We lunched in nearby Kanab, a small town that has grown on us. We haven’t quite figured it out yet. It seems a mix of BF staffers and guests (many of the hotels and restaurants allow you to bring in BF animals on outings to town), actual Mormon polygamists, hippies, cowboys, tourists and services for the parks, and locals. We had lunch at a remarkably good little restaurant, Linsey’s, specializing in vegetarian food, and walked across the street to the Three Bears, frozen in the 1950s, for ice cream. On the 4th we stopped to watch some of the town parade, a small town mix of cheerleader on a wagon puled by a tractor, people’s muscle cars decked out in bunting, and home made floats. It was quaint.
This being Utah, alcohol never seems to be on the menu. There is always a message on the menu that says, “Ask about our beer and wine menu” and when you do, the waitress produces it out of another pocket. To buy beer you go to the state liquor store, a tiny place next to the highway patrol and Kanab police stations. The local spa menu includes “modest massage” in loose full clothing, presumably another nod to local Mormon sensibilities. Honey’s Market is the best of the two small grocery stores and seems frozen in time as well, though it has pretty much everything you might need (well, no gruyere….though that seems like an eastern effete thing to point out) including Red Rider BB guns, for you lovers of A Christmas Story. Kanab is a 40 minute ride from our house and it must be a sign of our becoming accustomed to a western sense of distance that we think of it as a “quick run” for supplies.

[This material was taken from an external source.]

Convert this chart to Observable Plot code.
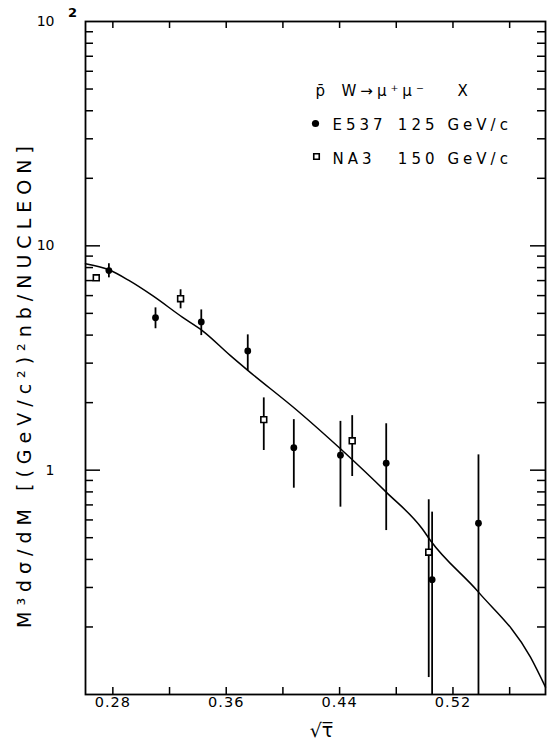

Part of our joy in renting a house, something we’ve done elsewhere, is that we spend a lot of time just preparing meals, playing board games, watching movies, and talking and laughing in ways that busy lives and schedules and far-flung locations rarely allow us. Even better here, there are really no restaurant alternatives, so we eat well and slow and rush off nowhere. I am also taking a “news break,” barely glancing at headlines online and spending no time worrying about events in Egypt (it’ll still be a mess when we get home and back into our routines) or debates in higher education (we’ll be debating the same issues a week from now) or water levels in NH (they’ll go down and we are in the land of perpetual sunshine here).
Two movie recommendations, both having been out for a while now:
Safety Not Guaranteed, a wonderful sweet comedy from the producers of Little Miss Sunshine that had escaped our notice.
Silver Linings Playbook, which we watched again.
Both are humane, lovely little films (the latter actually has big name stars and the amazing Jennifer Lawrence won an Oscar for her role) that are affirming and warm and worth watching. Both are terrific.
Off to Sunday brunch in Sprigdale, a 40 minute ride that takes us through Zion. Now that’s a ride worth taking again and again.